## WHAT THE TASK REQUIRES
Make an exact copy of the lines, leaving the pictures out.

## DATA SEGMENT
━━━━━━━━━━
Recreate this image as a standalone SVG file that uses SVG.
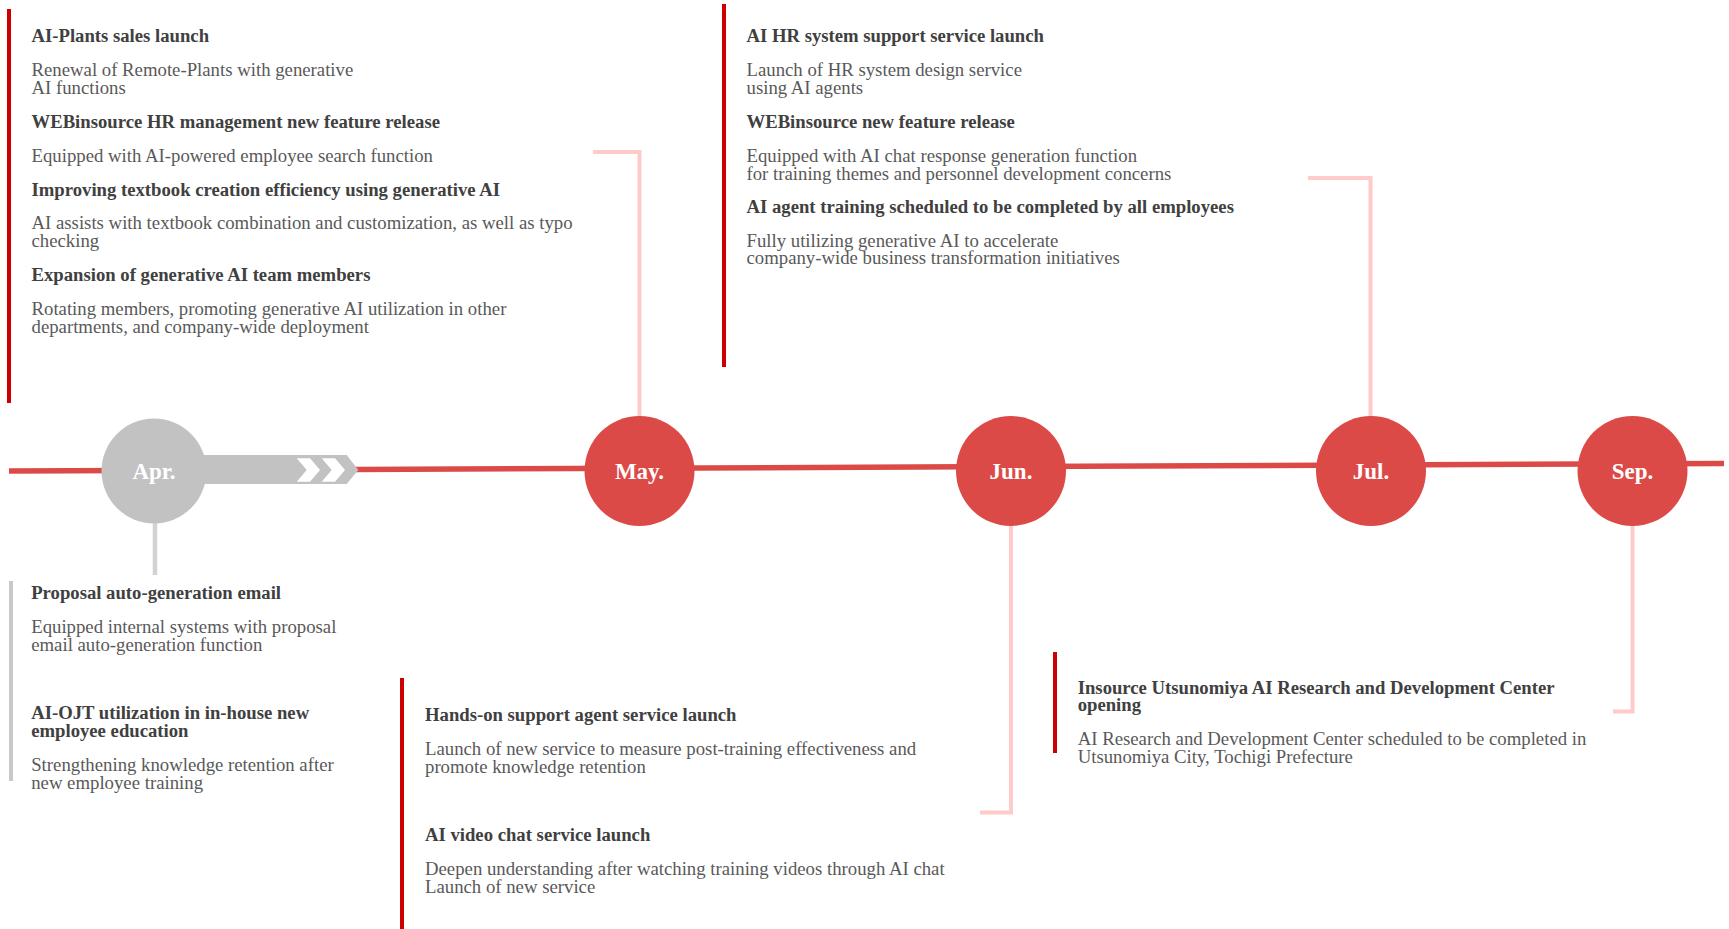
<svg xmlns="http://www.w3.org/2000/svg" width="1729" height="929" viewBox="0 0 1729 929">
<style>
  .t{font-family:"Liberation Serif","Times New Roman",serif;font-size:18.7px;font-weight:bold;fill:#404040}
  .b{font-family:"Liberation Serif","Times New Roman",serif;font-size:18.75px;fill:#595959}
  .m{font-family:"Liberation Serif","Times New Roman",serif;font-size:23px;font-weight:bold;fill:#ffffff;text-anchor:middle}
  .bar{fill:#CC0000}
  .gbar{fill:#C8C8C8}
  .pink{fill:none;stroke:#FFCACA;stroke-width:4}
  .red{fill:#DC4A48}
</style>
<rect width="1729" height="929" fill="#ffffff"/>
<!-- timeline -->
<g id="timeline">
  <line x1="9" y1="471" x2="1724" y2="463.5" stroke="#DC4A48" stroke-width="5.5"/>
  <path d="M190 455 L346.7 455 L358.3 470 L346.7 484 L190 484 Z" fill="#C2C2C2"/>
  <polygon points="296.7,458.3 310,458.3 320,470 310,481.7 296.7,481.7 306.7,470" fill="#ffffff"/>
  <polygon points="321.7,458.3 335,458.3 345,470 335,481.7 321.7,481.7 331.7,470" fill="#ffffff"/>
</g>
<!-- connectors -->
<g id="connectors">
  <line x1="155" y1="522" x2="155" y2="575" stroke="#D3D3D3" stroke-width="4.5"/>
  <polyline class="pink" points="593,152 639.5,152 639.5,418"/>
  <polyline class="pink" points="1011,524 1011,812.5 980,812.5"/>
  <polyline class="pink" points="1308,178 1370.5,178 1370.5,418"/>
  <polyline class="pink" points="1632.5,524 1632.5,711.5 1613,711.5"/>
</g>
<!-- months -->
<g id="apr">
  <circle cx="154" cy="471" r="52.5" fill="#C2C2C2"/>
  <text class="m" x="154" y="479">Apr.</text>
</g>
<g id="may">
  <circle class="red" cx="639.5" cy="471" r="55"/>
  <text class="m" x="639.5" y="479">May.</text>
</g>
<g id="jun">
  <circle class="red" cx="1011" cy="471" r="55"/>
  <text class="m" x="1011" y="479">Jun.</text>
</g>
<g id="jul">
  <circle class="red" cx="1371" cy="471" r="55"/>
  <text class="m" x="1371" y="479">Jul.</text>
</g>
<g id="sep">
  <circle class="red" cx="1632.5" cy="471" r="55"/>
  <text class="m" x="1632.5" y="479">Sep.</text>
</g>
<!-- text blocks -->
<g id="block-may">
  <rect class="bar" x="7" y="9" width="4" height="394"/>
  <text class="t" x="31.5" y="42">AI-Plants sales launch</text>
  <text class="b" x="31.5" y="76">Renewal of Remote-Plants with generative</text>
  <text class="b" x="31.5" y="94">AI functions</text>
  <text class="t" x="31.5" y="128">WEBinsource HR management new feature release</text>
  <text class="b" x="31.5" y="162">Equipped with AI-powered employee search function</text>
  <text class="t" x="31.5" y="196">Improving textbook creation efficiency using generative AI</text>
  <text class="b" x="31.5" y="229">AI assists with textbook combination and customization, as well as typo</text>
  <text class="b" x="31.5" y="247">checking</text>
  <text class="t" x="31.5" y="281">Expansion of generative AI team members</text>
  <text class="b" x="31.5" y="315">Rotating members, promoting generative AI utilization in other</text>
  <text class="b" x="31.5" y="333">departments, and company-wide deployment</text>
</g>
<g id="block-jul">
  <rect class="bar" x="722" y="4" width="4" height="363"/>
  <text class="t" x="746.5" y="42">AI HR system support service launch</text>
  <text class="b" x="746.5" y="76">Launch of HR system design service</text>
  <text class="b" x="746.5" y="94">using AI agents</text>
  <text class="t" x="746.5" y="128">WEBinsource new feature release</text>
  <text class="b" x="746.5" y="162">Equipped with AI chat response generation function</text>
  <text class="b" x="746.5" y="179.5">for training themes and personnel development concerns</text>
  <text class="t" x="746.5" y="213">AI agent training scheduled to be completed by all employees</text>
  <text class="b" x="746.5" y="246.5">Fully utilizing generative AI to accelerate</text>
  <text class="b" x="746.5" y="264">company-wide business transformation initiatives</text>
</g>
<g id="block-apr">
  <rect class="gbar" x="9" y="581" width="4" height="200"/>
  <text class="t" x="31.2" y="598.5">Proposal auto-generation email</text>
  <text class="b" x="31.2" y="632.7">Equipped internal systems with proposal</text>
  <text class="b" x="31.2" y="650.7">email auto-generation function</text>
  <text class="t" x="31.2" y="719.3">AI-OJT utilization in in-house new</text>
  <text class="t" x="31.2" y="736.7">employee education</text>
  <text class="b" x="31.2" y="770.7">Strengthening knowledge retention after</text>
  <text class="b" x="31.2" y="789">new employee training</text>
</g>
<g id="block-jun">
  <rect class="bar" x="400" y="678" width="4" height="251"/>
  <text class="t" x="425" y="720.7">Hands-on support agent service launch</text>
  <text class="b" x="425" y="755">Launch of new service to measure post-training effectiveness and</text>
  <text class="b" x="425" y="772.7">promote knowledge retention</text>
  <text class="t" x="425" y="840.7">AI video chat service launch</text>
  <text class="b" x="425" y="875">Deepen understanding after watching training videos through AI chat</text>
  <text class="b" x="425" y="892.7">Launch of new service</text>
</g>
<g id="block-sep">
  <rect class="bar" x="1053" y="652" width="4" height="101"/>
  <text class="t" x="1077.7" y="694">Insource Utsunomiya AI Research and Development Center</text>
  <text class="t" x="1077.7" y="710.7">opening</text>
  <text class="b" x="1077.7" y="745">AI Research and Development Center scheduled to be completed in</text>
  <text class="b" x="1077.7" y="762.7">Utsunomiya City, Tochigi Prefecture</text>
</g>
</svg>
━━━━━━━━━━
## SOLUTION FOR THIS TASK
Recreate this image as a standalone SVG file that uses SVG.
<svg xmlns="http://www.w3.org/2000/svg" width="1729" height="929" viewBox="0 0 1729 929">
<style>
  .t{font-family:"Liberation Serif","Times New Roman",serif;font-size:18.7px;font-weight:bold;fill:#404040}
  .b{font-family:"Liberation Serif","Times New Roman",serif;font-size:18.75px;fill:#595959}
  .m{font-family:"Liberation Serif","Times New Roman",serif;font-size:23px;font-weight:bold;fill:#ffffff;text-anchor:middle}
  .bar{fill:#CC0000}
  .gbar{fill:#C8C8C8}
  .pink{fill:none;stroke:#FFCACA;stroke-width:4}
  .red{fill:#DC4A48}
</style>
<rect width="1729" height="929" fill="#ffffff"/>
<!-- timeline -->
<g id="timeline">
  <line x1="9" y1="471" x2="1724" y2="463.5" stroke="#DC4A48" stroke-width="5.5"/>
  <path d="M190 455 L346.7 455 L358.3 470 L346.7 484 L190 484 Z" fill="#C2C2C2"/>
  <polygon points="296.7,458.3 310,458.3 320,470 310,481.7 296.7,481.7 306.7,470" fill="#ffffff"/>
  <polygon points="321.7,458.3 335,458.3 345,470 335,481.7 321.7,481.7 331.7,470" fill="#ffffff"/>
</g>
<!-- connectors -->
<g id="connectors">
  <line x1="155" y1="522" x2="155" y2="575" stroke="#D3D3D3" stroke-width="4.5"/>
  <polyline class="pink" points="593,152 639.5,152 639.5,418"/>
  <polyline class="pink" points="1011,524 1011,812.5 980,812.5"/>
  <polyline class="pink" points="1308,178 1370.5,178 1370.5,418"/>
  <polyline class="pink" points="1632.5,524 1632.5,711.5 1613,711.5"/>
</g>
<!-- months -->
<g id="apr">
  <circle cx="154" cy="471" r="52.5" fill="#C2C2C2"/>
  <text class="m" x="154" y="479">Apr.</text>
</g>
<g id="may">
  <circle class="red" cx="639.5" cy="471" r="55"/>
  <text class="m" x="639.5" y="479">May.</text>
</g>
<g id="jun">
  <circle class="red" cx="1011" cy="471" r="55"/>
  <text class="m" x="1011" y="479">Jun.</text>
</g>
<g id="jul">
  <circle class="red" cx="1371" cy="471" r="55"/>
  <text class="m" x="1371" y="479">Jul.</text>
</g>
<g id="sep">
  <circle class="red" cx="1632.5" cy="471" r="55"/>
  <text class="m" x="1632.5" y="479">Sep.</text>
</g>
<!-- text blocks -->
<g id="block-may">
  <rect class="bar" x="7" y="9" width="4" height="394"/>
  <text class="t" x="31.5" y="42">AI-Plants sales launch</text>
  <text class="b" x="31.5" y="76">Renewal of Remote-Plants with generative</text>
  <text class="b" x="31.5" y="94">AI functions</text>
  <text class="t" x="31.5" y="128">WEBinsource HR management new feature release</text>
  <text class="b" x="31.5" y="162">Equipped with AI-powered employee search function</text>
  <text class="t" x="31.5" y="196">Improving textbook creation efficiency using generative AI</text>
  <text class="b" x="31.5" y="229">AI assists with textbook combination and customization, as well as typo</text>
  <text class="b" x="31.5" y="247">checking</text>
  <text class="t" x="31.5" y="281">Expansion of generative AI team members</text>
  <text class="b" x="31.5" y="315">Rotating members, promoting generative AI utilization in other</text>
  <text class="b" x="31.5" y="333">departments, and company-wide deployment</text>
</g>
<g id="block-jul">
  <rect class="bar" x="722" y="4" width="4" height="363"/>
  <text class="t" x="746.5" y="42">AI HR system support service launch</text>
  <text class="b" x="746.5" y="76">Launch of HR system design service</text>
  <text class="b" x="746.5" y="94">using AI agents</text>
  <text class="t" x="746.5" y="128">WEBinsource new feature release</text>
  <text class="b" x="746.5" y="162">Equipped with AI chat response generation function</text>
  <text class="b" x="746.5" y="179.5">for training themes and personnel development concerns</text>
  <text class="t" x="746.5" y="213">AI agent training scheduled to be completed by all employees</text>
  <text class="b" x="746.5" y="246.5">Fully utilizing generative AI to accelerate</text>
  <text class="b" x="746.5" y="264">company-wide business transformation initiatives</text>
</g>
<g id="block-apr">
  <rect class="gbar" x="9" y="581" width="4" height="200"/>
  <text class="t" x="31.2" y="598.5">Proposal auto-generation email</text>
  <text class="b" x="31.2" y="632.7">Equipped internal systems with proposal</text>
  <text class="b" x="31.2" y="650.7">email auto-generation function</text>
  <text class="t" x="31.2" y="719.3">AI-OJT utilization in in-house new</text>
  <text class="t" x="31.2" y="736.7">employee education</text>
  <text class="b" x="31.2" y="770.7">Strengthening knowledge retention after</text>
  <text class="b" x="31.2" y="789">new employee training</text>
</g>
<g id="block-jun">
  <rect class="bar" x="400" y="678" width="4" height="251"/>
  <text class="t" x="425" y="720.7">Hands-on support agent service launch</text>
  <text class="b" x="425" y="755">Launch of new service to measure post-training effectiveness and</text>
  <text class="b" x="425" y="772.7">promote knowledge retention</text>
  <text class="t" x="425" y="840.7">AI video chat service launch</text>
  <text class="b" x="425" y="875">Deepen understanding after watching training videos through AI chat</text>
  <text class="b" x="425" y="892.7">Launch of new service</text>
</g>
<g id="block-sep">
  <rect class="bar" x="1053" y="652" width="4" height="101"/>
  <text class="t" x="1077.7" y="694">Insource Utsunomiya AI Research and Development Center</text>
  <text class="t" x="1077.7" y="710.7">opening</text>
  <text class="b" x="1077.7" y="745">AI Research and Development Center scheduled to be completed in</text>
  <text class="b" x="1077.7" y="762.7">Utsunomiya City, Tochigi Prefecture</text>
</g>
</svg>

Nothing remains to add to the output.